Without the pictures, output the lines of the material from the very first through the one that holds "y_ticks = [0, 2, 4, 6, 8, 10, 12, 14, 16]".

*DATA EXTRACT*.
......

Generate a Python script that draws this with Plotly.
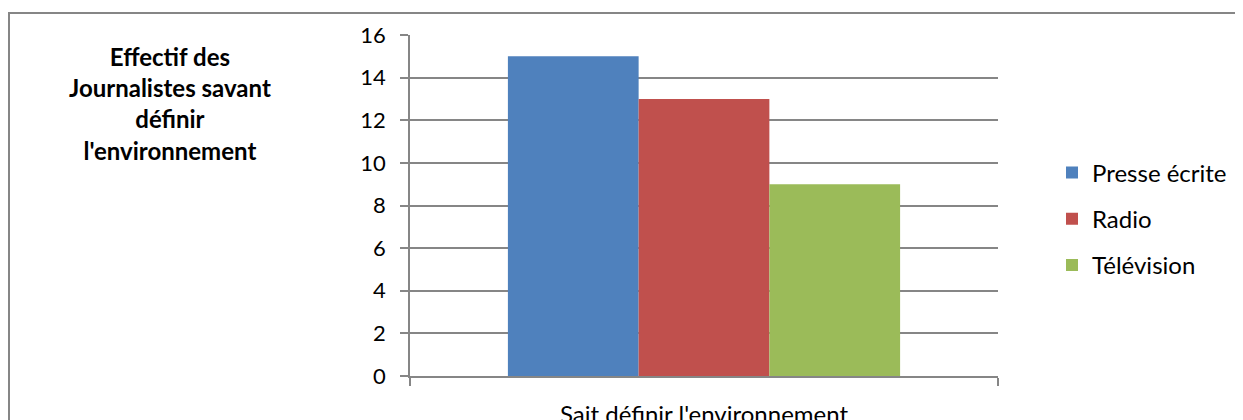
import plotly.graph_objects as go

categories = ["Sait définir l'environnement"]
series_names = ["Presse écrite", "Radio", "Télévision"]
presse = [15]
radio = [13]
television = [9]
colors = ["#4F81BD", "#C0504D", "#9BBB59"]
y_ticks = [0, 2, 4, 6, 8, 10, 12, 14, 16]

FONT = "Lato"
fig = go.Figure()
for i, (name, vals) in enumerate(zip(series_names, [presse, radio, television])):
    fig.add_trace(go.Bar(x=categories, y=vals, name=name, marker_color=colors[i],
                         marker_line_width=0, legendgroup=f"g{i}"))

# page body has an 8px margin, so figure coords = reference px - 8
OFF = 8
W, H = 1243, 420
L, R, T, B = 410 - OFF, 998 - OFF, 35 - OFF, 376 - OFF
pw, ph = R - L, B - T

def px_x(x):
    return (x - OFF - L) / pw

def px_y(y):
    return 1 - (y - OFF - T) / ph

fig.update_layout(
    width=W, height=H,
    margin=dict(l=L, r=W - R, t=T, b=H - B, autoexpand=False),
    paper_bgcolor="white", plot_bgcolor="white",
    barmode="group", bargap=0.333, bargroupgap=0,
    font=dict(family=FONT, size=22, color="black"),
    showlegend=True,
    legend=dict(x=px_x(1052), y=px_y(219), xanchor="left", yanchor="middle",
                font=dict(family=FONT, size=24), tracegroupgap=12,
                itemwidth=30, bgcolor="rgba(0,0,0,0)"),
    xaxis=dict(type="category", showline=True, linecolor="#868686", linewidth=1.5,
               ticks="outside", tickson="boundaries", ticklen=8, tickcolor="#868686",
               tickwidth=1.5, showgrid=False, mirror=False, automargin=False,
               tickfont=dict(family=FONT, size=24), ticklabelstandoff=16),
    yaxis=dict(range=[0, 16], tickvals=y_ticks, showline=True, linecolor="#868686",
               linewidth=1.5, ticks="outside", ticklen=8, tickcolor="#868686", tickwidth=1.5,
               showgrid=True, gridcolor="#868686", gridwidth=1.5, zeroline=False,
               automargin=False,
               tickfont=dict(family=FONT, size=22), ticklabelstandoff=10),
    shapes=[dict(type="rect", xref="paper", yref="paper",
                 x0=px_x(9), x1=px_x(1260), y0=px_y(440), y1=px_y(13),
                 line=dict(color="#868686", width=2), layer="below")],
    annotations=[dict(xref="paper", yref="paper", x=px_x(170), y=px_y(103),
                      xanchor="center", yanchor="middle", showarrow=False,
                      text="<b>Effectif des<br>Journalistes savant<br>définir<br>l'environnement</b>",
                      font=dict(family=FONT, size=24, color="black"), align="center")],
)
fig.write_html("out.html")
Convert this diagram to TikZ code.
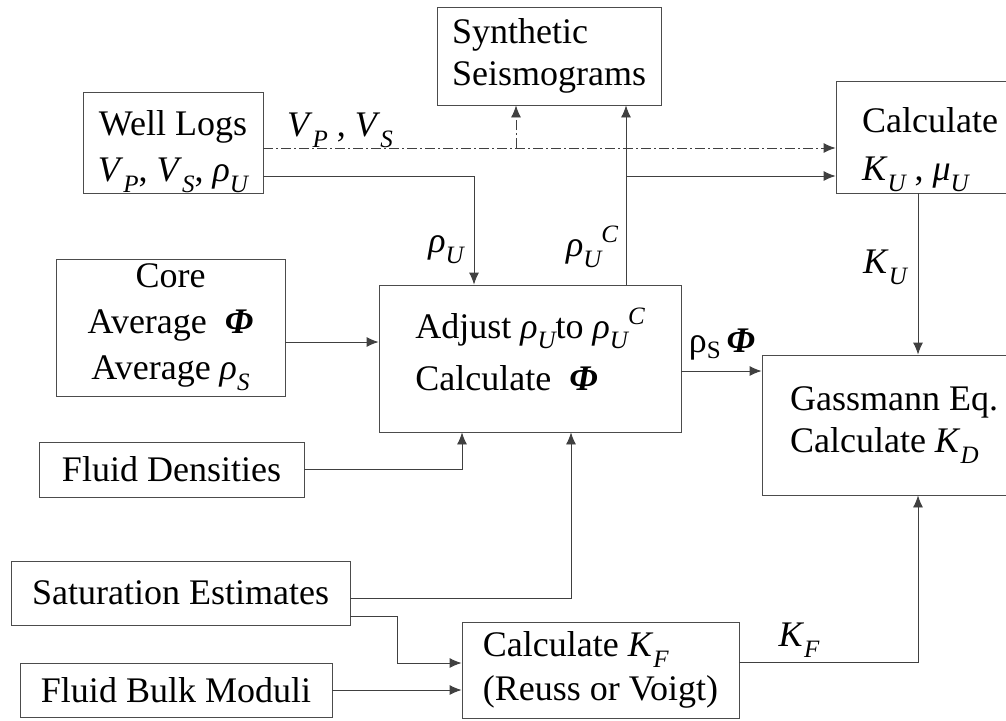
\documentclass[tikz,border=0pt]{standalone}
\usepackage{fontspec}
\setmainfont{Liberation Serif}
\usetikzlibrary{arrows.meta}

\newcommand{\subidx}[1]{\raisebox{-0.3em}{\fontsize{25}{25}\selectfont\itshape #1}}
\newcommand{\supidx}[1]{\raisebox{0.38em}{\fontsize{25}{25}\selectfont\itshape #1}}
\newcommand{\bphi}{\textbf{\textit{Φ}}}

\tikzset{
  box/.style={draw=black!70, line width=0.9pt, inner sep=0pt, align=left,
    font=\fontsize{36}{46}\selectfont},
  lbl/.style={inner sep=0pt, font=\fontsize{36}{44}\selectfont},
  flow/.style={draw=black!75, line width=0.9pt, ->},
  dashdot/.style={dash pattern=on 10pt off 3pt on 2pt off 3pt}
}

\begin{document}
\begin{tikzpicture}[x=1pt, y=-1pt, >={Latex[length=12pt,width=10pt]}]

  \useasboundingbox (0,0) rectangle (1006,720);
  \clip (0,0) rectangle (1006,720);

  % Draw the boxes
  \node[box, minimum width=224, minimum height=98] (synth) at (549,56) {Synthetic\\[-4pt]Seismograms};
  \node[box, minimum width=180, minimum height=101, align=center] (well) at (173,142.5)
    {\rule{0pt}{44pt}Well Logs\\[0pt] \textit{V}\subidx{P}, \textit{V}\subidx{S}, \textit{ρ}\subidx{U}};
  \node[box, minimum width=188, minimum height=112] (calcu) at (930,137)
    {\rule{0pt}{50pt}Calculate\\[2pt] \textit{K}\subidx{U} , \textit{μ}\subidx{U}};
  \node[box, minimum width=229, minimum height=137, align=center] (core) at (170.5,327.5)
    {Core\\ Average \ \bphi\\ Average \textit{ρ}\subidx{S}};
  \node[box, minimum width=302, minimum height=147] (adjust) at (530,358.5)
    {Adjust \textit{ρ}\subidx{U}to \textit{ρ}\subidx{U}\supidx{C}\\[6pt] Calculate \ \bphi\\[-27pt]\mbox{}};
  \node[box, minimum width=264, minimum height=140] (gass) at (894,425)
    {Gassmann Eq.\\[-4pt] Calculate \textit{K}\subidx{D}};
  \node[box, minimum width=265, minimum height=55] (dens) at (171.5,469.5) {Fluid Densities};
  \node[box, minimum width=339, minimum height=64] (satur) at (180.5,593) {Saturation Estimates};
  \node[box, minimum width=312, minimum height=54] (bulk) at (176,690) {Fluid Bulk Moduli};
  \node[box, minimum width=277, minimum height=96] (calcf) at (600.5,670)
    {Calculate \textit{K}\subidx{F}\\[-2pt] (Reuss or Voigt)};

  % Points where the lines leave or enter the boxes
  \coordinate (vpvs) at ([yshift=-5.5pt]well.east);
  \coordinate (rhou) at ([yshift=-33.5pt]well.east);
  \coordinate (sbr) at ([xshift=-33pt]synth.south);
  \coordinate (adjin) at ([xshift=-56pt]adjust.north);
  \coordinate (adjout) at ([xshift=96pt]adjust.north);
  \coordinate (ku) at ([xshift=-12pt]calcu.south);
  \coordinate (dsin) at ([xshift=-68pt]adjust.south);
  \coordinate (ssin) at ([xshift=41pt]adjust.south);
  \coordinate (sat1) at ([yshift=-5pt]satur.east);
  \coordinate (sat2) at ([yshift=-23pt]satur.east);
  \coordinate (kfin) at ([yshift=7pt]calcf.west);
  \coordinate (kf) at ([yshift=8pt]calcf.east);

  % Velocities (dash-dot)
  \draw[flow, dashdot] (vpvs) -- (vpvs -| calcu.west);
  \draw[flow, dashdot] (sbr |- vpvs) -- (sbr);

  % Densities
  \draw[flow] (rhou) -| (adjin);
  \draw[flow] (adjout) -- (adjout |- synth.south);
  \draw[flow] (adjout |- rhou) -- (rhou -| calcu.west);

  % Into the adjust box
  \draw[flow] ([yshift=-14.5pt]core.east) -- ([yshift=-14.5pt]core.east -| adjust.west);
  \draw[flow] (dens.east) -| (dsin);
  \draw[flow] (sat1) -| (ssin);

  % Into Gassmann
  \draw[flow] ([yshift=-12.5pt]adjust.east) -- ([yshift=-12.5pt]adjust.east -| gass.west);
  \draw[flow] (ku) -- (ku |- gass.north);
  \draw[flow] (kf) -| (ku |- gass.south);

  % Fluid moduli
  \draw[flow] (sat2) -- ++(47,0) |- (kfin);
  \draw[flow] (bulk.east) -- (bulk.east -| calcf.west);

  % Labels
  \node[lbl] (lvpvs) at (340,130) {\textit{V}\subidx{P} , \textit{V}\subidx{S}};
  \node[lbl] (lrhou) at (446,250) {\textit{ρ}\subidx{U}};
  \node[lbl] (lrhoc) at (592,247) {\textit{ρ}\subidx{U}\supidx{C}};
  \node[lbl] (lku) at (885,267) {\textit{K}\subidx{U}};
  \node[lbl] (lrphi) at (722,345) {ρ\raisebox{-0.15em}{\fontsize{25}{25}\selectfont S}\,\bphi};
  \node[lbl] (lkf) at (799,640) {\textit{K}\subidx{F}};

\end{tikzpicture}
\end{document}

......

*WRITTEN SOLUTION*.
Generate a Python script that draws this with Plotly.
import plotly.graph_objects as go

categories = ["Sait définir l'environnement"]
series_names = ["Presse écrite", "Radio", "Télévision"]
presse = [15]
radio = [13]
television = [9]
colors = ["#4F81BD", "#C0504D", "#9BBB59"]
y_ticks = [0, 2, 4, 6, 8, 10, 12, 14, 16]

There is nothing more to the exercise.